Temperature- and magnetic field-dependent Raman spectroscopy of ErFeO₃

The recent report[1] of Dicke cooperativity in the magnetic interactions of erbium orthoferrite ErFeO₃ as observed in terahertz (THz) spectra stimulates a complementary Raman spectroscopic study. Bulk ErFeO₃ forms an orthorhombic perovskite crystal structure, space group Pbnm, and demonstrates antiferromagnet ordering of the Fe³⁺ spins below the Néel temperature T_N~650K, with additional magnetic phases occurring below 85K. A novel, magneto-Raman microscope system affords measurement of low-frequency (down to ~10 cm^-1) Raman-active lattice (phonons) and magnetic (magnons) excitations as a function of polarization orientation, temperature (2 to 300)K, and magnetic field (0 to 9)T in either Faraday or Voigt geometry.
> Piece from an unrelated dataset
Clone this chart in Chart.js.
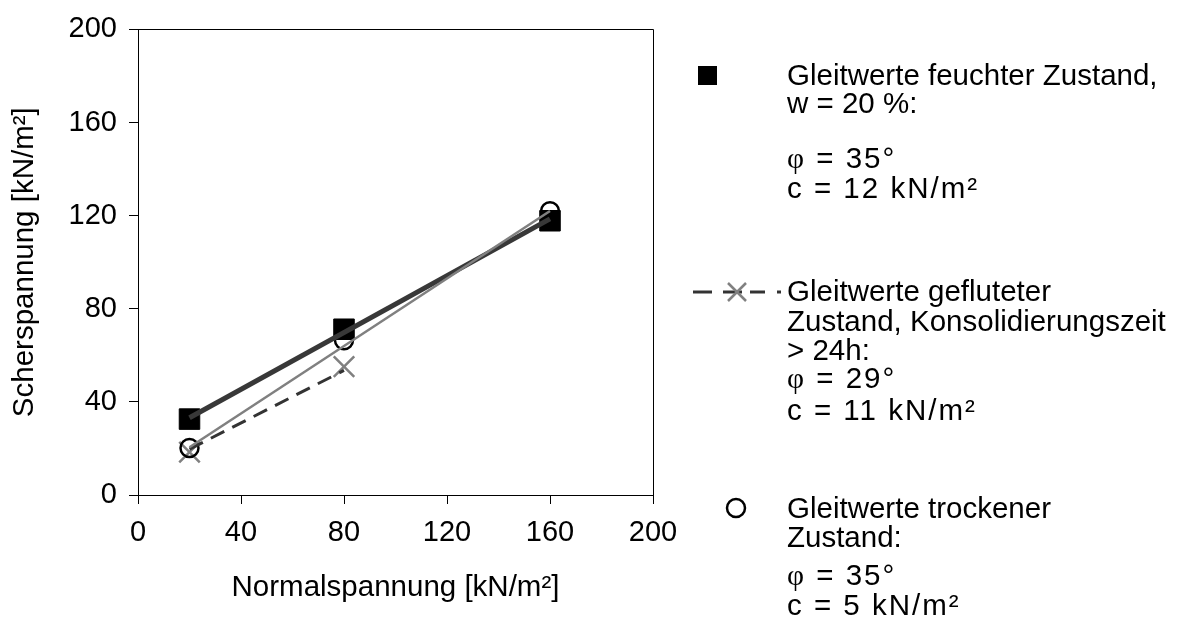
<!DOCTYPE html>
<html>
<head>
<meta charset="utf-8">
<script src="https://cdn.jsdelivr.net/npm/chart.js@4.4.1/dist/chart.umd.min.js"></script>
<style>
  html, body { margin: 0; padding: 0; background: #fff; }
  #wrap { position: relative; width: 1179px; height: 626px; }
  #chart { position: absolute; left: 0; top: 0; }
  .lg { position: absolute; left: 787px; font-family: "Liberation Sans", Arial, sans-serif; font-size: 29.5px; line-height: 32px; color: #000; white-space: nowrap; }
  .sp { letter-spacing: 2px; }
  .phi { font-family: "Liberation Serif", "Times New Roman", serif; }
  .mk { position: absolute; }
</style>
</head>
<body>
<div id="wrap">
  <canvas id="chart" width="1179" height="626"></canvas>

  <svg class="mk" style="left:698px;top:66px" width="20" height="20"><rect x="0" y="0" width="19" height="19" fill="#000"/></svg>
  <div class="lg" style="top:59px">Gleitwerte feuchter Zustand,</div>
  <div class="lg" style="top:87px">w = 20 %:</div>
  <div class="lg sp" style="top:142px"><span class="phi">φ</span> = 35°</div>
  <div class="lg sp" style="top:172px">c = 12 kN/m²</div>

  <svg class="mk" style="left:690px;top:280px" width="96" height="24">
    <line x1="3" y1="12" x2="22" y2="12" stroke="#333" stroke-width="3"/>
    <line x1="33" y1="12" x2="52" y2="12" stroke="#333" stroke-width="3"/>
    <line x1="60" y1="12" x2="75" y2="12" stroke="#333" stroke-width="3"/>
    <line x1="87" y1="12" x2="91" y2="12" stroke="#333" stroke-width="3"/>
    <line x1="38" y1="3" x2="56" y2="21" stroke="#808080" stroke-width="2.5"/>
    <line x1="56" y1="3" x2="38" y2="21" stroke="#808080" stroke-width="2.5"/>
  </svg>
  <div class="lg" style="top:275px">Gleitwerte gefluteter</div>
  <div class="lg" style="top:305px">Zustand, Konsolidierungszeit</div>
  <div class="lg" style="top:334px">&gt; 24h:</div>
  <div class="lg sp" style="top:362px"><span class="phi">φ</span> = 29°</div>
  <div class="lg sp" style="top:394px">c = 11 kN/m²</div>

  <svg class="mk" style="left:724px;top:496px" width="24" height="24"><circle cx="12" cy="12" r="9" fill="none" stroke="#000" stroke-width="2.5"/></svg>
  <div class="lg" style="top:492px">Gleitwerte trockener</div>
  <div class="lg" style="top:521px">Zustand:</div>
  <div class="lg sp" style="top:559px"><span class="phi">φ</span> = 35°</div>
  <div class="lg sp" style="top:589px">c = 5 kN/m²</div>
</div>

<script>
// Messwerte
const normalX = [20, 80, 160];
const feucht = [32.6, 71.2, 117.8];
const trocken = [20.2, 66.5, 121.9];
const geflutetX = [20, 80];
const geflutet = [18.4, 55.1];

// Ausgleichsgeraden
const fitX = [20, 160];
const feuchtFit = [33.2, 118.6];
const trockenFit = [20.5, 122.0];
const geflutetFit = [19.7, 53.5];

const axisTicks = [0, 40, 80, 120, 160, 200];

const FONT = "'Liberation Sans', Arial, sans-serif";

function pts(xs, ys) {
  return xs.map((x, i) => ({ x: x, y: ys[i] }));
}

const frame = {
  id: 'frame',
  beforeDatasetsDraw(chart) {
    const a = chart.chartArea;
    const ctx = chart.ctx;
    ctx.save();
    ctx.strokeStyle = '#000';
    ctx.lineWidth = 1;
    ctx.beginPath();
    ctx.moveTo(Math.round(a.left) + 0.5, Math.round(a.top) + 0.5);
    ctx.lineTo(Math.round(a.right) + 0.5, Math.round(a.top) + 0.5);
    ctx.lineTo(Math.round(a.right) + 0.5, Math.round(a.bottom) + 0.5);
    ctx.stroke();
    ctx.restore();
  },
};

function axis(title) {
  return {
    type: 'linear',
    min: 0,
    max: 200,
    afterBuildTicks: (s) => { s.ticks = axisTicks.map((v) => ({ value: v })); },
    ticks: { color: '#000', font: { family: FONT, size: 29 }, padding: 12 },
    grid: { drawOnChartArea: false, drawTicks: true, tickLength: 9, color: '#000', tickColor: '#000' },
    border: { display: true, color: '#000', width: 1 },
    title: { display: true, text: title, color: '#000', font: { family: FONT, size: 29.5 } },
  };
}

const xScale = axis('Normalspannung [kN/m²]');
xScale.afterFit = (s) => { s.height = 131; };
xScale.title.padding = { top: 0, bottom: 20 };
const yScale = axis('Scherspannung [kN/m²]');
yScale.afterFit = (s) => { s.width = 138; };
yScale.title.padding = { top: 7, bottom: 0 };

new Chart(document.getElementById('chart'), {
  type: 'scatter',
  data: {
    datasets: [
      {
        label: 'trocken fit',
        data: pts(fitX, trockenFit),
        showLine: true,
        borderColor: '#808080',
        borderWidth: 2.5,
        pointRadius: 0,
        order: 1,
      },
      {
        label: 'feucht fit',
        data: pts(fitX, feuchtFit),
        showLine: true,
        borderColor: '#383838',
        borderWidth: 5,
        pointRadius: 0,
        order: 2,
      },
      {
        label: 'geflutet fit',
        data: pts(geflutetX, geflutetFit),
        showLine: true,
        borderColor: '#333',
        borderWidth: 3,
        borderDash: [15, 9],
        pointRadius: 0,
        order: 3,
      },
      {
        label: 'Gleitwerte trockener Zustand',
        data: pts(normalX, trocken),
        pointStyle: 'circle',
        pointRadius: 9,
        pointBorderWidth: 2.5,
        pointBorderColor: '#000',
        pointBackgroundColor: 'rgba(0,0,0,0)',
        order: 4,
      },
      {
        label: 'Gleitwerte gefluteter Zustand',
        data: pts(geflutetX, geflutet),
        pointStyle: 'crossRot',
        pointRadius: 14.5,
        pointBorderWidth: 2.5,
        pointBorderColor: '#808080',
        order: 5,
      },
      {
        label: 'Gleitwerte feuchter Zustand',
        data: pts(normalX, feucht),
        pointStyle: 'rect',
        pointRadius: 14.5,
        pointBorderWidth: 1,
        pointBorderColor: '#000',
        pointBackgroundColor: '#000',
        order: 6,
      },
    ],
  },
  options: {
    responsive: false,
    animation: false,
    layout: { padding: { top: 23, right: 526, left: 0, bottom: 0 } },
    scales: { x: xScale, y: yScale },
    plugins: {
      legend: { display: false },
      tooltip: { enabled: false },
    },
  },
  plugins: [frame],
});
</script>
</body>
</html>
We discuss the dependence of the observed Raman-active phonons and magnons in b-cut ErFeO₃ on polarization, temperature, and magnetic field, specifically, low-temperature and H-field || a. Furthermore, we compare our Raman spectra with THz measurements and predictions from mean-field theory to further elucidate the nature of magnetic interactions in this system.

[1] X. Li, et al., Science 361, 794 (2018).